━━ Data extract

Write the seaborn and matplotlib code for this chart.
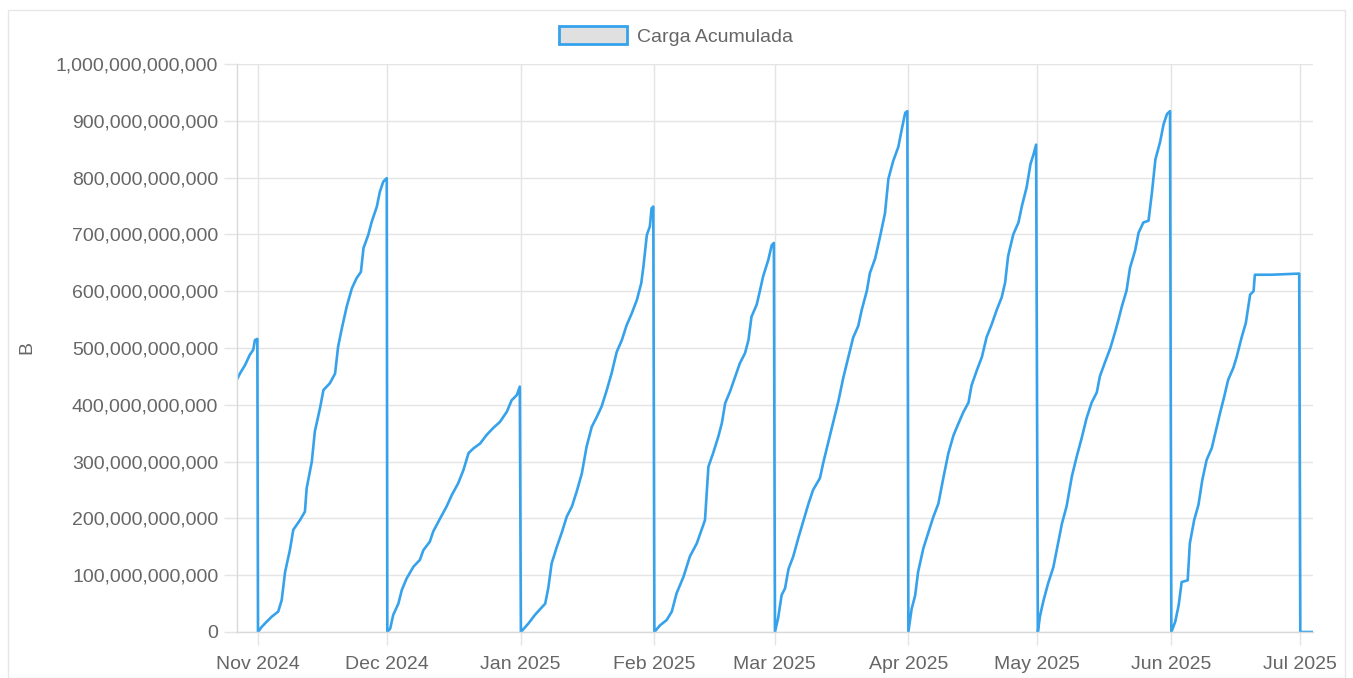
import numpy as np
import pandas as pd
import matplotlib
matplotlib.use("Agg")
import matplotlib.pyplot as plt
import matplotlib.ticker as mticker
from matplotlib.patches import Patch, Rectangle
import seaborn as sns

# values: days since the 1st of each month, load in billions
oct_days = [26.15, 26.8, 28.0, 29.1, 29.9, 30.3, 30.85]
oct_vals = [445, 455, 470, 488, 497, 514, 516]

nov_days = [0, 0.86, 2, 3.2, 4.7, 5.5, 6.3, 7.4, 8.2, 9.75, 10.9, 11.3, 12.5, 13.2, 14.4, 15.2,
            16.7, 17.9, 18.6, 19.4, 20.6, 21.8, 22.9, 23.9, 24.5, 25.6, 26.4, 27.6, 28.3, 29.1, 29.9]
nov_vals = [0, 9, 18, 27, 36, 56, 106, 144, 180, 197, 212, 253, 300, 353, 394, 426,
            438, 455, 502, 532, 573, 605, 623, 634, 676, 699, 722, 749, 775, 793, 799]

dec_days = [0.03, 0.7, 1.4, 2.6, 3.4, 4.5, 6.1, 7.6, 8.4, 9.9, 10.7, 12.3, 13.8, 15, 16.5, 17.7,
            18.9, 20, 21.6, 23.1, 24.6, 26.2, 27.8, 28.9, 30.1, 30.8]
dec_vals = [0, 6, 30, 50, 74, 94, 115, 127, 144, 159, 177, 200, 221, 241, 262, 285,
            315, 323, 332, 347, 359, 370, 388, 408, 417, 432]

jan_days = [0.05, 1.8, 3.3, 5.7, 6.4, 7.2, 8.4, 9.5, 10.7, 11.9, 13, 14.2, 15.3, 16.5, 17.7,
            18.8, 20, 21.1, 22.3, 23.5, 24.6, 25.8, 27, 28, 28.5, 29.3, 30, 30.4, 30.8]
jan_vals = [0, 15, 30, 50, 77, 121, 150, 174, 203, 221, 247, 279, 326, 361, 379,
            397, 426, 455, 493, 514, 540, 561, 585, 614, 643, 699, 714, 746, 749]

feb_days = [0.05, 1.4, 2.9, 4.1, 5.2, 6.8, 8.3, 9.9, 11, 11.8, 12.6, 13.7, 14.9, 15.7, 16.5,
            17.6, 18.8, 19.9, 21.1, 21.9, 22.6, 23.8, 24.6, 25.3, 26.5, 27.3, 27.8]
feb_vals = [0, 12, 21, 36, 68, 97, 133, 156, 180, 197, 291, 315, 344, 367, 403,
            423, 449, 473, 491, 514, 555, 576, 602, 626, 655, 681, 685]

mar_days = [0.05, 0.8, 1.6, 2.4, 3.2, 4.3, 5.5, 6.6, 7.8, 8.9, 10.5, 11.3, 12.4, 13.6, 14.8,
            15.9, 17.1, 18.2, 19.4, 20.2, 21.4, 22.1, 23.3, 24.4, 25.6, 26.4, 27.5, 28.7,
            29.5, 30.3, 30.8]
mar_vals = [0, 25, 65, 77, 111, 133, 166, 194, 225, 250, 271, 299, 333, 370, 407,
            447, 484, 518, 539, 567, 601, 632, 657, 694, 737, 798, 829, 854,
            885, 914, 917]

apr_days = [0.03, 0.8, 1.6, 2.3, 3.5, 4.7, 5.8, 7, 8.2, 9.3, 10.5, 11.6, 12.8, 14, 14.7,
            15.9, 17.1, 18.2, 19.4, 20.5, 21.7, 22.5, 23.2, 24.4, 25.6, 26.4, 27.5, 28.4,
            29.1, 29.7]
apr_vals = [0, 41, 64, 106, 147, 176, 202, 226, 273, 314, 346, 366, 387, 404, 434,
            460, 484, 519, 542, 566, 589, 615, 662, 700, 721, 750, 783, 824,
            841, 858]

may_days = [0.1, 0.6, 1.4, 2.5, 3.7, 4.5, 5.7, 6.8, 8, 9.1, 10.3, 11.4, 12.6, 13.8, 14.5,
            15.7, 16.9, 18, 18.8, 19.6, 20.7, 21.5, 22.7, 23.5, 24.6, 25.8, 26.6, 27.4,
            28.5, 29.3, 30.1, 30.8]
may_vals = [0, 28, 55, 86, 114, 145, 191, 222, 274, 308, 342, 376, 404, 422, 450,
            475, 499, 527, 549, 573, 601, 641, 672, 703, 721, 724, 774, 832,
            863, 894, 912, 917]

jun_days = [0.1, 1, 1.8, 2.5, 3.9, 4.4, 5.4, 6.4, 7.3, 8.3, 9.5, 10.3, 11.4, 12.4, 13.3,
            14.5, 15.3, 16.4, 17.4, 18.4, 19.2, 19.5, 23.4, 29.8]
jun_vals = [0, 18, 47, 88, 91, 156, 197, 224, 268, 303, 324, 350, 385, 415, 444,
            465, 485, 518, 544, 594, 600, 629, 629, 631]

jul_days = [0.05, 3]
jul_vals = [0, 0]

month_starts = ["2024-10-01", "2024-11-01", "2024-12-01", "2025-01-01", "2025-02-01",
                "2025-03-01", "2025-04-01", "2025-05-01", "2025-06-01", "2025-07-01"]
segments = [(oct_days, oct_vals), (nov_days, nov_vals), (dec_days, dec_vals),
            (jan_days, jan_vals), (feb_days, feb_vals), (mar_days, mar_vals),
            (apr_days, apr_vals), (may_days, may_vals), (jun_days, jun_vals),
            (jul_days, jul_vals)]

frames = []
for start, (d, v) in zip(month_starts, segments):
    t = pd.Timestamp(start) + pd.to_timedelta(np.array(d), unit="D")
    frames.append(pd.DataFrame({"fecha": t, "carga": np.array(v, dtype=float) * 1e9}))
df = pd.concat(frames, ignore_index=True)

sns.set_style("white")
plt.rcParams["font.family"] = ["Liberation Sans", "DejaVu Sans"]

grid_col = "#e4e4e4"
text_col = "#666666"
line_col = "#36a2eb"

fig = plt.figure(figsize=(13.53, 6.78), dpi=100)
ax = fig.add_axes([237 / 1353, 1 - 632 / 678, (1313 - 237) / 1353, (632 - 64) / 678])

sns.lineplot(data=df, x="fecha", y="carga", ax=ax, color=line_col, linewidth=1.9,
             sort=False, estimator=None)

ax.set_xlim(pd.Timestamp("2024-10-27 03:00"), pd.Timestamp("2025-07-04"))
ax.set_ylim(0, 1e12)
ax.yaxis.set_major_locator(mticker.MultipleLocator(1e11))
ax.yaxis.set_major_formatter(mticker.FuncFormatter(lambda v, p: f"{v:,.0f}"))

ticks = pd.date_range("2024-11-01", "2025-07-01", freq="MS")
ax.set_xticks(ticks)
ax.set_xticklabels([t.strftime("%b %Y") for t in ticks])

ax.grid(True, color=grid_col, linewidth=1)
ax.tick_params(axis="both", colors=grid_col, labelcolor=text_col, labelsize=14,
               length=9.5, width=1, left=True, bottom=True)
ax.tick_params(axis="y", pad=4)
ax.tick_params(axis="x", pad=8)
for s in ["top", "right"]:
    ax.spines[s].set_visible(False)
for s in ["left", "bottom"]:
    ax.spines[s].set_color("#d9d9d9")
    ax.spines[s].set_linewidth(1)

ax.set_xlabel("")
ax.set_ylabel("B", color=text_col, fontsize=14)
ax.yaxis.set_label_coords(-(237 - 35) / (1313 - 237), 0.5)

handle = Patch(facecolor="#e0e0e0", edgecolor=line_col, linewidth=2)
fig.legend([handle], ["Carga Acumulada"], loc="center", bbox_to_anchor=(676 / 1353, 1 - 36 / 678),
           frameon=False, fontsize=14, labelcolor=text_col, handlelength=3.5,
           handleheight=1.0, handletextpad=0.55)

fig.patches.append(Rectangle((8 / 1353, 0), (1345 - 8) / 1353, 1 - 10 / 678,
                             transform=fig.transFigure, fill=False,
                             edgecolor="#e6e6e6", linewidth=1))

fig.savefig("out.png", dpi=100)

━━━━

Required work:
Find the string "seaborn" in the listing and return every line that holds it.

Result for this task:
Write the seaborn and matplotlib code for this chart.
import seaborn as sns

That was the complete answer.